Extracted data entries
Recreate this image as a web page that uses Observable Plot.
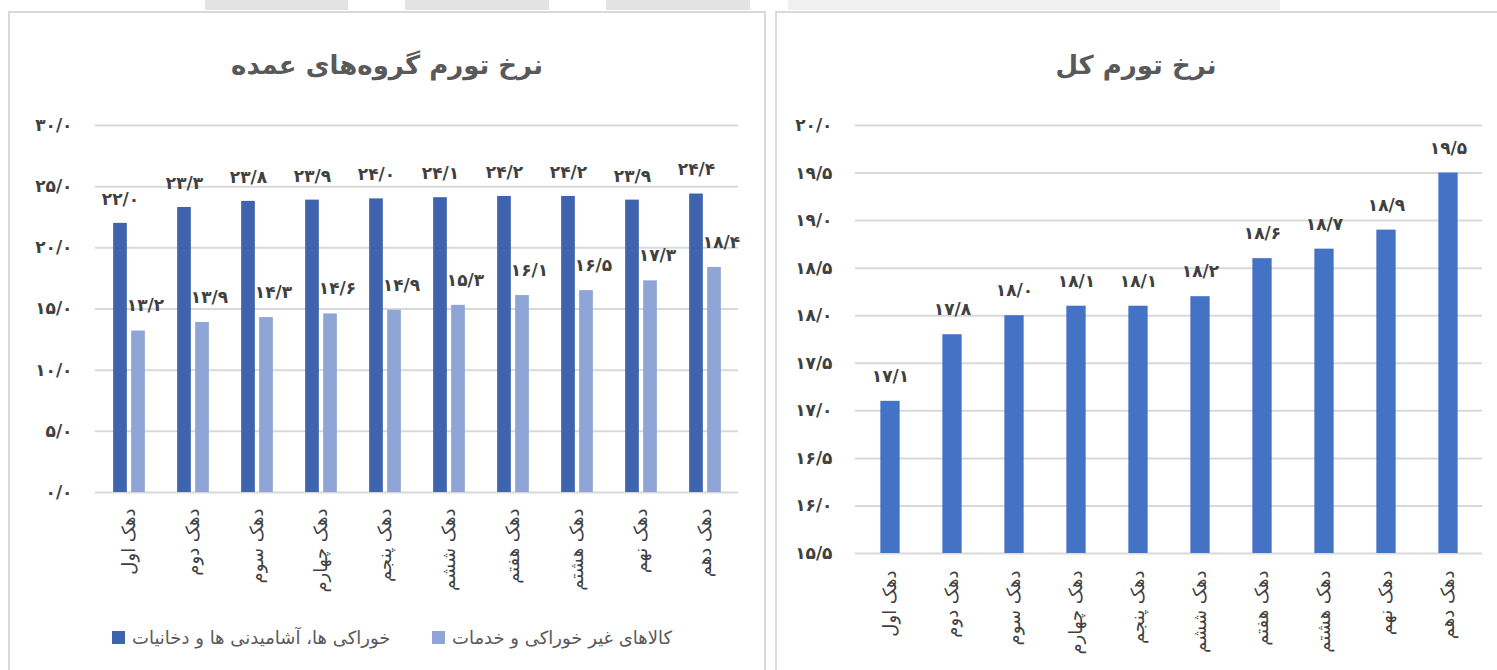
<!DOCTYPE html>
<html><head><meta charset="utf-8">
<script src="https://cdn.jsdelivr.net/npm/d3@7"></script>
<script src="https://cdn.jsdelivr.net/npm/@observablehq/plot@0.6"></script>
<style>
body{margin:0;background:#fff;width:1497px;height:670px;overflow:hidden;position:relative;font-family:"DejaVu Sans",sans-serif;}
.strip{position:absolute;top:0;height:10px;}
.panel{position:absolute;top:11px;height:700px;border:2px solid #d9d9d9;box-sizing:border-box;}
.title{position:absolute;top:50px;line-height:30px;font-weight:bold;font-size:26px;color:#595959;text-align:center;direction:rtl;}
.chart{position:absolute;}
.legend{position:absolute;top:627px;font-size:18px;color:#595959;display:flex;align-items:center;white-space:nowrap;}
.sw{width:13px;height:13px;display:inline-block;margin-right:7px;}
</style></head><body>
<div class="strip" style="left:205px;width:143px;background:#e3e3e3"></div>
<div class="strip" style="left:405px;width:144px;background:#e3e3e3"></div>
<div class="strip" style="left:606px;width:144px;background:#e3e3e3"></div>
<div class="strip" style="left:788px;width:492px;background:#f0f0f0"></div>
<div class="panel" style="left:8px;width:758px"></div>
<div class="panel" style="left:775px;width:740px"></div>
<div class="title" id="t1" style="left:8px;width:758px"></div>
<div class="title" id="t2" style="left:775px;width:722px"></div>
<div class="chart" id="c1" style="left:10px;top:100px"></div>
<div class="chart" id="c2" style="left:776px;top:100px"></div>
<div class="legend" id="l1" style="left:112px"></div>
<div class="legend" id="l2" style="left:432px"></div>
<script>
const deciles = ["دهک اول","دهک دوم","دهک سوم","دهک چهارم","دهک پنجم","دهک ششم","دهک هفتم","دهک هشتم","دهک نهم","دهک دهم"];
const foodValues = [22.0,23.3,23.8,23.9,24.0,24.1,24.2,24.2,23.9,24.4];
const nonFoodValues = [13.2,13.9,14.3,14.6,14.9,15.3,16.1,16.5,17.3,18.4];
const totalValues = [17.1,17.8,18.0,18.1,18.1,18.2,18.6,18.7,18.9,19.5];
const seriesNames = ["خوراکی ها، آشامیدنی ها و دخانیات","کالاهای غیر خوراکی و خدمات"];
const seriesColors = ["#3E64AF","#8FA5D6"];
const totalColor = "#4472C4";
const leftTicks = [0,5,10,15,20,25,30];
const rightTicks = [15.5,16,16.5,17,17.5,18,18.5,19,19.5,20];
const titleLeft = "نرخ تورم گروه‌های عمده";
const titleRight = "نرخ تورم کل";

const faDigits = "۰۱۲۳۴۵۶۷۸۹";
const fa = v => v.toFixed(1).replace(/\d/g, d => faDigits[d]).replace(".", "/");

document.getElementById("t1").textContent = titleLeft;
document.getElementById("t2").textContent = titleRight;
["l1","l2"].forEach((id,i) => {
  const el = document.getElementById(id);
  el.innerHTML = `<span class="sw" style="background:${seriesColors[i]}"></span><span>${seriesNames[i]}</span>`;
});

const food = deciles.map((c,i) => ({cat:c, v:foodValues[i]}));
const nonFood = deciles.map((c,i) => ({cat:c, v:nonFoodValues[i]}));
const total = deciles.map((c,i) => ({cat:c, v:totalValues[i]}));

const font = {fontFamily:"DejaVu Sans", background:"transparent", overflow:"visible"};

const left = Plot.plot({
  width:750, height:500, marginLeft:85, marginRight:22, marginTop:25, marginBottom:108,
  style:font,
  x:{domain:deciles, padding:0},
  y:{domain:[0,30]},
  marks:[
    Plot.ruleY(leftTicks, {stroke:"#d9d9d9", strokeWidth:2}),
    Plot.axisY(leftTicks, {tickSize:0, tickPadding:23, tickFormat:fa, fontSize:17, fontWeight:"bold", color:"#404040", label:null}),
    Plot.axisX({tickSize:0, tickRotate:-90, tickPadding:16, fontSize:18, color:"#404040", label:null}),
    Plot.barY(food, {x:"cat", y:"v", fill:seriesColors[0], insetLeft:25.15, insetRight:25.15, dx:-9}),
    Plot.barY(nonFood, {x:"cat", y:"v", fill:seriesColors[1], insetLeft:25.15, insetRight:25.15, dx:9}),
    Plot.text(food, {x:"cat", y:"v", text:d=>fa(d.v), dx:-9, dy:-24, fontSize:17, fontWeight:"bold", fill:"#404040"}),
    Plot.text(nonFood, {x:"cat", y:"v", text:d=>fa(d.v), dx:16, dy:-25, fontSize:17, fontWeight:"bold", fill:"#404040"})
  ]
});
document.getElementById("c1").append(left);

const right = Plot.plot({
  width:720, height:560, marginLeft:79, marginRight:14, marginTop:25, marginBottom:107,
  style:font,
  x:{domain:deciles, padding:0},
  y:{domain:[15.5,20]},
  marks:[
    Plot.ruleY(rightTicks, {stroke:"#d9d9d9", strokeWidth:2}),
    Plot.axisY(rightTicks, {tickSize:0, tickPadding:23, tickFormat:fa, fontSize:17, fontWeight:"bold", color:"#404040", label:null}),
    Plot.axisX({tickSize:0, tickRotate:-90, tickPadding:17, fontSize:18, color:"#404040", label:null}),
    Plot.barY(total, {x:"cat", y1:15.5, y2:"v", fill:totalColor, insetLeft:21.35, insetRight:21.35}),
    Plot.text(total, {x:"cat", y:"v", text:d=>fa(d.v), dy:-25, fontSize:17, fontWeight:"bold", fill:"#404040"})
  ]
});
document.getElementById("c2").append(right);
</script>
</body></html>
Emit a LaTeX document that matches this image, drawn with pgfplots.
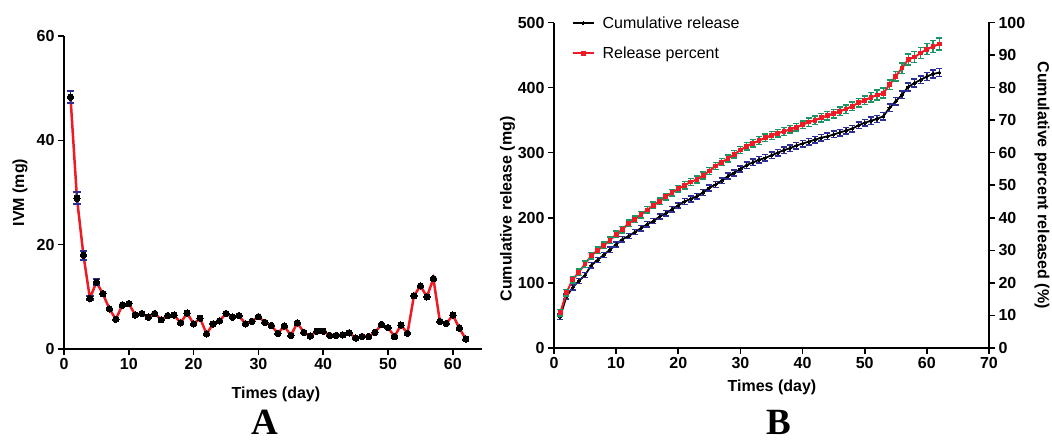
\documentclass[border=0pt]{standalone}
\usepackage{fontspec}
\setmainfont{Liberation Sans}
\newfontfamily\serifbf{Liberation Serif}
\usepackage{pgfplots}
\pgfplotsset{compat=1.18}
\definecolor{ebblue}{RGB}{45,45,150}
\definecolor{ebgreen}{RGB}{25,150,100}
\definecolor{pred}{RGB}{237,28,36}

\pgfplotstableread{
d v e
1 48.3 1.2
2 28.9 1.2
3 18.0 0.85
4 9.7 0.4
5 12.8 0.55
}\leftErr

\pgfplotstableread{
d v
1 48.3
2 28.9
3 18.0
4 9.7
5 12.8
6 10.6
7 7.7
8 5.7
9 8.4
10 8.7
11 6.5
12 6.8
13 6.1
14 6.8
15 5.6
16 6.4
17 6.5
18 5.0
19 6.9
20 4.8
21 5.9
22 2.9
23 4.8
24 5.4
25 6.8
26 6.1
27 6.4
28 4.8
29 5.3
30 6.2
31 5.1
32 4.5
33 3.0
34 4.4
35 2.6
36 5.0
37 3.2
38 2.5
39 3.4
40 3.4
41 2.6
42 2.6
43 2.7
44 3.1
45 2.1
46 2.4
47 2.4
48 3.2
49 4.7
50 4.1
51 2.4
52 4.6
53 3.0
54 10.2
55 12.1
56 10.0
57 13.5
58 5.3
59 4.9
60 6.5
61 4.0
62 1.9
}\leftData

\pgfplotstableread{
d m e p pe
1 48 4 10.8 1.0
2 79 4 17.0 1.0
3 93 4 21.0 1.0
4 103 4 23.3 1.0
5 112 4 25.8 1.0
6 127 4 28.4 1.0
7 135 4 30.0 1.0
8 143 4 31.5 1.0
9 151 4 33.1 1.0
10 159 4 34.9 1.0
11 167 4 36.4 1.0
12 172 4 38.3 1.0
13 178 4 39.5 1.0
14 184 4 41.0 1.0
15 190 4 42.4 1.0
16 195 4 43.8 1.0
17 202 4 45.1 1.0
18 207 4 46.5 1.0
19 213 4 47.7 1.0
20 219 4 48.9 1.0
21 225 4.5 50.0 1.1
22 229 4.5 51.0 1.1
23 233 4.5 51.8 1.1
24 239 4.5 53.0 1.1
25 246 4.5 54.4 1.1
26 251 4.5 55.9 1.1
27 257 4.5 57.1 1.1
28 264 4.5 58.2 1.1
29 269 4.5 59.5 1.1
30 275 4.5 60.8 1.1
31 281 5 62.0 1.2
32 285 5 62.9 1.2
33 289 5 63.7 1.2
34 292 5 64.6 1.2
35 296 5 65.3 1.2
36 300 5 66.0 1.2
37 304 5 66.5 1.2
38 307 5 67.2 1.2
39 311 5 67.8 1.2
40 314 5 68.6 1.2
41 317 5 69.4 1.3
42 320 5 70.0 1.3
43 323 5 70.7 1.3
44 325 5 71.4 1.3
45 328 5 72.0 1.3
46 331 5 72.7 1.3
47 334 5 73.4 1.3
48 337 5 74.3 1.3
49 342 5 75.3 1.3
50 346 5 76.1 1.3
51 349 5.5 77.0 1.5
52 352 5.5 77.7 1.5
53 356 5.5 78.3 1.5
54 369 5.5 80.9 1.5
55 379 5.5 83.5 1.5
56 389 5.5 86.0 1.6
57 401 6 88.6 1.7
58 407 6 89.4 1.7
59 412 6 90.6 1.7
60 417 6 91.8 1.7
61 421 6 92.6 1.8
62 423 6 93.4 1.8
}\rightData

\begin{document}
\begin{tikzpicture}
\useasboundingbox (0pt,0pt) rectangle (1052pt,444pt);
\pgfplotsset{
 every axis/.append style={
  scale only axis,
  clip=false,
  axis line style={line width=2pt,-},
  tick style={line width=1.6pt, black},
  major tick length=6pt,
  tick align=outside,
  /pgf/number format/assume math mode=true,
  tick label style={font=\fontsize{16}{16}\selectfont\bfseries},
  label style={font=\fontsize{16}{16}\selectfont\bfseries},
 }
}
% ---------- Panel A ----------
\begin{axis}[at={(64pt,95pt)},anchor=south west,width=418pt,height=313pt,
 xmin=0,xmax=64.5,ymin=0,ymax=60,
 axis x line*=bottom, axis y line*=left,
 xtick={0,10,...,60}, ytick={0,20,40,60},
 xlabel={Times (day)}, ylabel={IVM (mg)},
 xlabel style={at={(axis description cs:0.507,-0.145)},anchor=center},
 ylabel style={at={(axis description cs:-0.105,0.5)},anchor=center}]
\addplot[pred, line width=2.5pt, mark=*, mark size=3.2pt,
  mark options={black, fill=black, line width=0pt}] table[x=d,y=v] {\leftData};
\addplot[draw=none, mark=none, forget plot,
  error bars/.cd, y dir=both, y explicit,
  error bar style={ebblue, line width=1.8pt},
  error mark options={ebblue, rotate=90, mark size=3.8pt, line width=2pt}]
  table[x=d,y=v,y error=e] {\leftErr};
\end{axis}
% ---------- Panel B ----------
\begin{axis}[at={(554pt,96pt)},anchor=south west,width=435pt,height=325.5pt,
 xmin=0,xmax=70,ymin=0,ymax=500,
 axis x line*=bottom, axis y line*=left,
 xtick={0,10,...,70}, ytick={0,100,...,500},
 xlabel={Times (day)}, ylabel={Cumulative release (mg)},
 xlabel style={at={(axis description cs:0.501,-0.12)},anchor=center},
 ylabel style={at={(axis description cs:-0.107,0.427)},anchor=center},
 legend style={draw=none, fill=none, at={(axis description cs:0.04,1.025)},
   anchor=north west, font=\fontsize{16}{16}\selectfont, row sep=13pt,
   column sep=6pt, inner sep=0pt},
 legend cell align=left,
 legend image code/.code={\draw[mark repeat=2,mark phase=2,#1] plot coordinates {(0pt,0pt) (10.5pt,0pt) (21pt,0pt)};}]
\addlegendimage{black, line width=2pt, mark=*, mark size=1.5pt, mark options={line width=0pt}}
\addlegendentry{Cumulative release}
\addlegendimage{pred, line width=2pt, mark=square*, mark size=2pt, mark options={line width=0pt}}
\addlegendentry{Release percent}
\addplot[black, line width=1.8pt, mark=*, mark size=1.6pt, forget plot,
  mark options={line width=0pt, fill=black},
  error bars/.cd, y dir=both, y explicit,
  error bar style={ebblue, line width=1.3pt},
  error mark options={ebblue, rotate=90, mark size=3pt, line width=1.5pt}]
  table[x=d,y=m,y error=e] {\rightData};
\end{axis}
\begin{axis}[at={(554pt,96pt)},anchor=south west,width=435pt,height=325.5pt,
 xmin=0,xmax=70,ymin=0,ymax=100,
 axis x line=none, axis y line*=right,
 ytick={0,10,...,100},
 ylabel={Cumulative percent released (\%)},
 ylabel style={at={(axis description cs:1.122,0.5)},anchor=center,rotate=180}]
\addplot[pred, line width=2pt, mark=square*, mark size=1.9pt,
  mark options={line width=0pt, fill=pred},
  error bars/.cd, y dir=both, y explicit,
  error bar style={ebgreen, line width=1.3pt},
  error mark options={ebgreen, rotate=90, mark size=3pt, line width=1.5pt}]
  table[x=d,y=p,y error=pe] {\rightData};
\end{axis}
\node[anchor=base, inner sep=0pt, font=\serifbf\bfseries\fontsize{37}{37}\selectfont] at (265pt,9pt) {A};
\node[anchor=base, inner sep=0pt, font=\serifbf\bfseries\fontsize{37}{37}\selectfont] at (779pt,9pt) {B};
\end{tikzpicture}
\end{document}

*What is required*.
Go through the records and show every line with the string "that" in it.

*Answer to this task*.
Recreate this image as a web page that uses Observable Plot.
Emit a LaTeX document that matches this image, drawn with pgfplots.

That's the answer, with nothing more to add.